布宜諾斯艾利斯是19世紀早期拉丁美洲最令人驚歎的經濟成功故事之一。即使在內陸省份內亂紛爭繼續的時候,港口的外貿額仍在上升。19世紀頭10年,每年大約有100多艘外國船隻駛入布宜諾斯艾利斯港。到19世紀20年代和19世紀30年代,平均每年增加到280艘。19世紀40年代,每年抵達布宜諾斯艾利斯港的船隻達到452艘,到19世紀50年代達到674艘。盡管經曆了內戰、河流封鎖和外國的糾纏,來往布宜諾斯艾利斯的河運也一直在增加,直到19世紀中期。

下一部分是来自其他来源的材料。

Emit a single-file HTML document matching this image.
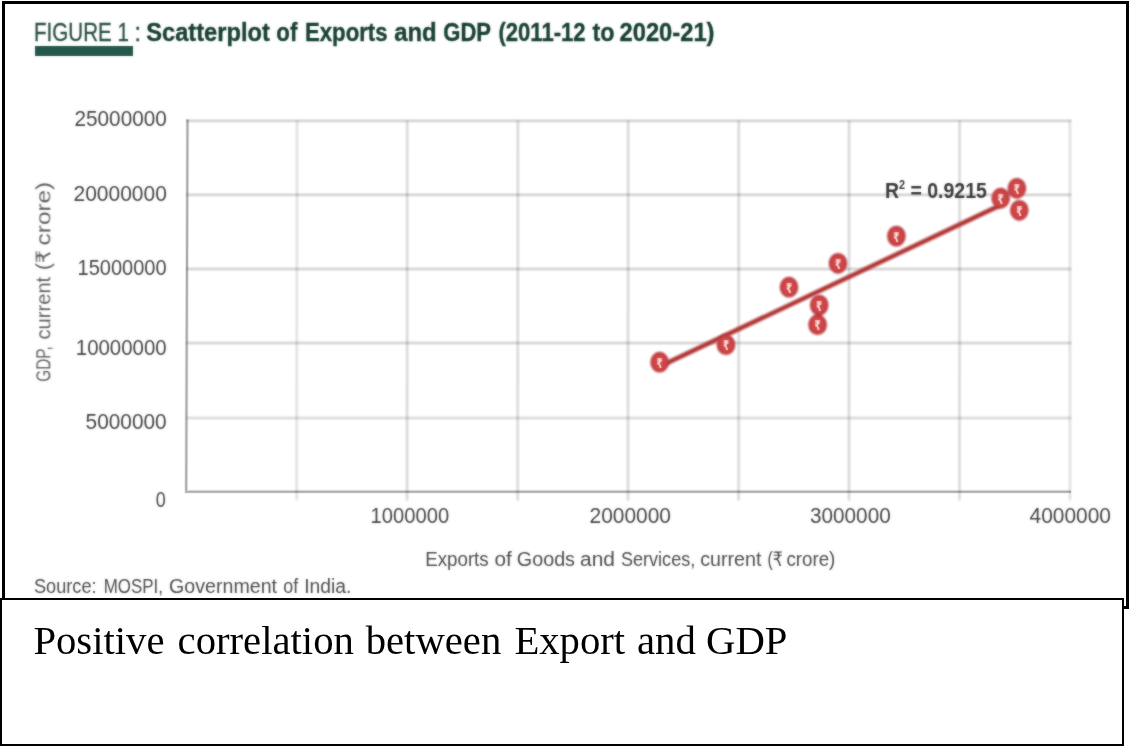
<!DOCTYPE html>
<html lang="en">
<head>
<meta charset="utf-8">
<title>Figure 1: Scatterplot of Exports and GDP</title>
<style>
  html, body { margin: 0; padding: 0; background: #ffffff; }
  body { width: 1130px; height: 746px; overflow: hidden; position: relative; }
  svg { display: block; position: absolute; left: 0; top: 0; }
  .sans { font-family: "Liberation Sans", "DejaVu Sans", sans-serif; }
  .serif { font-family: "Liberation Serif", "DejaVu Serif", serif; }
  .tick { font-family: "Liberation Sans", "DejaVu Sans", sans-serif; font-size: 21.4px; fill: #444444; }
  .axis { font-family: "Liberation Sans", "DejaVu Sans", sans-serif; font-size: 20px; fill: #4c4c4c; }
  #ytitle text { fill: #606060; }
  .ttl { font-family: "Liberation Sans", "DejaVu Sans", sans-serif; font-size: 25.2px; fill: #173f33; font-weight: bold; stroke: #173f33; stroke-width: 0.4px; }
  .fig { font-family: "Liberation Sans", "DejaVu Sans", sans-serif; font-size: 25.2px; fill: #2a5043; font-weight: normal; stroke: #2a5043; stroke-width: 0.3px; }
</style>
</head>
<body>
<svg width="1130" height="746" viewBox="0 0 1130 746">
  <rect x="0" y="0" width="1130" height="746" fill="#ffffff"/>

  <!-- upper framed figure box -->
  <rect x="3.5" y="2.5" width="1124" height="605" fill="#ffffff" stroke="#000000" stroke-width="3"/>

  <defs>
    <filter id="soft" x="-2%" y="-2%" width="104%" height="104%" color-interpolation-filters="sRGB">
      <feGaussianBlur stdDeviation="1"/>
    </filter>
    <filter id="softtext" x="-5%" y="-20%" width="110%" height="140%" color-interpolation-filters="sRGB">
      <feGaussianBlur in="SourceGraphic" stdDeviation="1" result="b"/>
      <feComposite in="SourceGraphic" in2="b" operator="arithmetic" k1="0" k2="0.5" k3="0.5" k4="0"/>
    </filter>
    <filter id="softer" x="-2%" y="-2%" width="104%" height="104%" color-interpolation-filters="sRGB">
      <feGaussianBlur stdDeviation="1"/>
    </filter>
  </defs>

  <g id="figure">
  <!-- title -->
  <g id="title" filter="url(#softtext)">
    <text class="fig" x="34" y="41" textLength="95" lengthAdjust="spacingAndGlyphs">FIGURE 1</text>
    <text class="fig" x="134.2" y="41">:</text>
    <rect x="35" y="46" width="98" height="10" fill="#24574a"/>
    <text class="ttl" x="146.3" y="41" textLength="123.5" lengthAdjust="spacingAndGlyphs">Scatterplot</text>
    <text class="ttl" x="276.3" y="41" textLength="21" lengthAdjust="spacingAndGlyphs">of</text>
    <text class="ttl" x="305" y="41" textLength="82.5" lengthAdjust="spacingAndGlyphs">Exports</text>
    <text class="ttl" x="394.2" y="41" textLength="42.5" lengthAdjust="spacingAndGlyphs">and</text>
    <text class="ttl" x="443.3" y="41" textLength="47.7" lengthAdjust="spacingAndGlyphs">GDP</text>
    <text class="ttl" x="498.5" y="41" textLength="87" lengthAdjust="spacingAndGlyphs">(2011-12</text>
    <text class="ttl" x="592.5" y="41" textLength="22" lengthAdjust="spacingAndGlyphs">to</text>
    <text class="ttl" x="619.5" y="41" textLength="95" lengthAdjust="spacingAndGlyphs">2020-21)</text>
  </g>

  <!-- grid -->
  <g id="grid" stroke="#000000" stroke-opacity="0.3" stroke-width="1.5" fill="none" filter="url(#softer)">
    <line x1="186.5" y1="120.7" x2="1071.3" y2="120.7"/>
    <line x1="186.5" y1="194.75" x2="1071.3" y2="194.75"/>
    <line x1="186.5" y1="268.9" x2="1071.3" y2="268.9"/>
    <line x1="186.5" y1="343" x2="1071.3" y2="343"/>
    <line x1="186.5" y1="418.1" x2="1071.3" y2="418.1" stroke-opacity="0.19" stroke-width="2"/>
    <line x1="297" y1="120.5" x2="296.6" y2="500.5" stroke-opacity="0.2"/>
    <line x1="407.3" y1="120.5" x2="407.1" y2="500.5" stroke-opacity="0.26"/>
    <line x1="517.8" y1="120.5" x2="517.6" y2="500.5" stroke-opacity="0.26"/>
    <line x1="628.2" y1="120.5" x2="628" y2="500.5" stroke-opacity="0.26"/>
    <line x1="738.7" y1="120.5" x2="738.6" y2="500.5" stroke-opacity="0.26"/>
    <line x1="849.1" y1="120.5" x2="849" y2="500.5" stroke-opacity="0.26"/>
    <line x1="959.6" y1="120.5" x2="959.5" y2="500.5" stroke-opacity="0.26"/>
    <line x1="1069.9" y1="120.5" x2="1069.9" y2="500.5" stroke-opacity="0.2"/>
  </g>
  <g id="axes" stroke="#000000" fill="none" stroke-linejoin="miter">
    <path d="M187.5 119.2 L186.2 491.7 L1071.2 491.7" stroke-width="3.8" stroke-opacity="0.1"/>
    <path d="M187.5 119.5 L186.2 491.7 L1071 491.7" stroke-width="2" stroke-opacity="0.24"/>
  </g>

  <!-- y tick labels (right aligned at x=166.5) -->
  <g id="yticks" text-anchor="end" filter="url(#softtext)">
    <text class="tick" x="166.8" y="126" textLength="92.3" lengthAdjust="spacingAndGlyphs">25000000</text>
    <text class="tick" x="166.8" y="200.7" textLength="93.3" lengthAdjust="spacingAndGlyphs">20000000</text>
    <text class="tick" x="166.6" y="275" textLength="89" lengthAdjust="spacingAndGlyphs">15000000</text>
    <text class="tick" x="166.6" y="355.2" textLength="90.8" lengthAdjust="spacingAndGlyphs">10000000</text>
    <text class="tick" x="166.6" y="429.3" textLength="81" lengthAdjust="spacingAndGlyphs">5000000</text>
    <text class="tick" x="165.7" y="507" textLength="10" lengthAdjust="spacingAndGlyphs">0</text>
  </g>

  <!-- x tick labels -->
  <g id="xticks" filter="url(#softtext)">
    <text class="tick" x="370.6" y="522.8" textLength="78.6" lengthAdjust="spacingAndGlyphs">1000000</text>
    <text class="tick" x="589.6" y="522.8" textLength="81.4" lengthAdjust="spacingAndGlyphs">2000000</text>
    <text class="tick" x="810" y="522.8" textLength="80.7" lengthAdjust="spacingAndGlyphs">3000000</text>
    <text class="tick" x="1029.6" y="522.8" textLength="81.3" lengthAdjust="spacingAndGlyphs">4000000</text>
  </g>

  <!-- axis titles -->
  <g id="xtitle" filter="url(#softtext)">
    <text class="axis" x="425.2" y="566.3" textLength="63.5" lengthAdjust="spacingAndGlyphs">Exports</text>
    <text class="axis" x="494.4" y="566.3" textLength="17.3" lengthAdjust="spacingAndGlyphs">of</text>
    <text class="axis" x="516.8" y="566.3" textLength="58.2" lengthAdjust="spacingAndGlyphs">Goods</text>
    <text class="axis" x="580.0" y="566.3" textLength="34.9" lengthAdjust="spacingAndGlyphs">and</text>
    <text class="axis" x="621.0" y="566.3" textLength="74.2" lengthAdjust="spacingAndGlyphs">Services,</text>
    <text class="axis" x="700.2" y="566.3" textLength="61.2" lengthAdjust="spacingAndGlyphs">current</text>
    <text class="axis" x="767.4" y="566.3" textLength="15.4" lengthAdjust="spacingAndGlyphs">(₹</text>
    <text class="axis" x="786.4" y="566.3" textLength="48.9" lengthAdjust="spacingAndGlyphs">crore)</text>
  </g>
  <g id="ytitle" filter="url(#softtext)" transform="translate(50.3 382) rotate(-90)">
    <text class="axis" x="0.3" y="0" textLength="35.5" lengthAdjust="spacingAndGlyphs">GDP,</text>
    <text class="axis" x="42.5" y="0" textLength="62.7" lengthAdjust="spacingAndGlyphs">current</text>
    <text class="axis" x="111.9" y="0" textLength="20.3" lengthAdjust="spacingAndGlyphs">(₹</text>
    <text class="axis" x="136.6" y="0" textLength="63.6" lengthAdjust="spacingAndGlyphs">crore)</text>
  </g>

  <!-- R squared label -->
  <text class="sans" filter="url(#softtext)" x="884.9" y="197.7" font-size="22.4" font-weight="bold" fill="#383838" textLength="102" lengthAdjust="spacingAndGlyphs">R<tspan font-size="12.5" dy="-8.6">2</tspan><tspan dy="8.6"> = 0.9215</tspan></text>

  <!-- trend line -->
  <line x1="661" y1="365.8" x2="999" y2="205.9" stroke="#b03836" stroke-width="4.6" stroke-linecap="round" filter="url(#soft)"/>

  <!-- data markers -->
  <g id="pts" fill="#cf4646" stroke="#b7363d" stroke-width="1.6" filter="url(#soft)">
    <ellipse cx="659.6" cy="362.2" rx="8.5" ry="9.6"/>
    <ellipse cx="726" cy="344.7" rx="8.5" ry="9.6"/>
    <ellipse cx="789" cy="287.2" rx="8.5" ry="9.6"/>
    <ellipse cx="819.2" cy="305.1" rx="8.5" ry="9.6"/>
    <ellipse cx="817.6" cy="324.7" rx="8.5" ry="9.6"/>
    <ellipse cx="838" cy="263.3" rx="8.5" ry="9.6"/>
    <ellipse cx="896.4" cy="236.1" rx="8.5" ry="9.6"/>
    <ellipse cx="1000.7" cy="198.2" rx="8.5" ry="9.6"/>
    <ellipse cx="1016.9" cy="188.3" rx="8.5" ry="9.6"/>
    <ellipse cx="1019.3" cy="210.3" rx="8.5" ry="9.6"/>
  </g>
  <g id="rupees" class="sans" font-size="13.5" font-weight="bold" fill="#ffe3e0" filter="url(#softtext)">
    <text x="656.5" y="367.6" textLength="6.2" lengthAdjust="spacingAndGlyphs">₹</text>
    <text x="722.9" y="350.1" textLength="6.2" lengthAdjust="spacingAndGlyphs">₹</text>
    <text x="785.9" y="292.6" textLength="6.2" lengthAdjust="spacingAndGlyphs">₹</text>
    <text x="816.1" y="310.5" textLength="6.2" lengthAdjust="spacingAndGlyphs">₹</text>
    <text x="814.5" y="330.1" textLength="6.2" lengthAdjust="spacingAndGlyphs">₹</text>
    <text x="834.9" y="268.7" textLength="6.2" lengthAdjust="spacingAndGlyphs">₹</text>
    <text x="893.3" y="241.5" textLength="6.2" lengthAdjust="spacingAndGlyphs">₹</text>
    <text x="997.6" y="203.6" textLength="6.2" lengthAdjust="spacingAndGlyphs">₹</text>
    <text x="1013.8" y="193.7" textLength="6.2" lengthAdjust="spacingAndGlyphs">₹</text>
    <text x="1016.2" y="215.7" textLength="6.2" lengthAdjust="spacingAndGlyphs">₹</text>
  </g>

  <!-- source note -->
  <g id="source" filter="url(#softtext)">
    <text class="axis" x="33.9" y="593.3" textLength="62.7" lengthAdjust="spacingAndGlyphs">Source:</text>
    <text class="axis" x="103.7" y="593.3" textLength="59.2" lengthAdjust="spacingAndGlyphs">MOSPI,</text>
    <text class="axis" x="169.1" y="593.3" textLength="107.9" lengthAdjust="spacingAndGlyphs">Government</text>
    <text class="axis" x="283.3" y="593.3" textLength="14.9" lengthAdjust="spacingAndGlyphs">of</text>
    <text class="axis" x="304.2" y="593.3" textLength="47.2" lengthAdjust="spacingAndGlyphs">India.</text>
  </g>
  </g>

  <!-- lower caption box (overlaps bottom of the figure box) -->
  <rect x="1" y="599" width="1122" height="146" fill="#ffffff" stroke="#000000" stroke-width="2"/>
  <g id="caption" class="serif" font-size="40.7" fill="#000000">
    <text x="33.4" y="654">Positive</text>
    <text x="177.6" y="654">correlation</text>
    <text x="365.7" y="654">between</text>
    <text x="514.4" y="654">Export</text>
    <text x="637.0" y="654">and</text>
    <text x="706.0" y="654">GDP</text>
  </g>

</svg>
</body>
</html>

牛皮和牛的副產品的市場蓬勃發展,布宜諾斯艾利斯的養牛業也是如此。為了滿足不斷增長的需求,一個新的加工行業在港口發展起來。布宜諾斯艾利斯的南郊建起了屠宰醃製廠(saladero),加工牛皮和醃肉。牛仔把牛群從鄉下趕到這些加工廠。到1825年,布宜諾斯艾利斯的40多個加工廠每年屠宰7萬頭牛。隨著19世紀30年代和19世紀40年代的貿易擴大,這個行業也擴大了。到19世紀中期,屠宰醃製廠每年加工超過30萬頭牛和馬。這些加工廠把屠宰牛變成了高效的生產過程,但沒有擯棄牛仔的傳統技藝、馬、套索和法孔(facón)——阿根廷人常見的一種長刀的名字。"屠宰醃製廠的整個景象可怕而且令人作嘔",查爾斯·達爾文觀察到,"地麵幾乎是用屍骨做的;馬和騎手渾身都被濺出的血浸透了"(Darwin 1858,104)。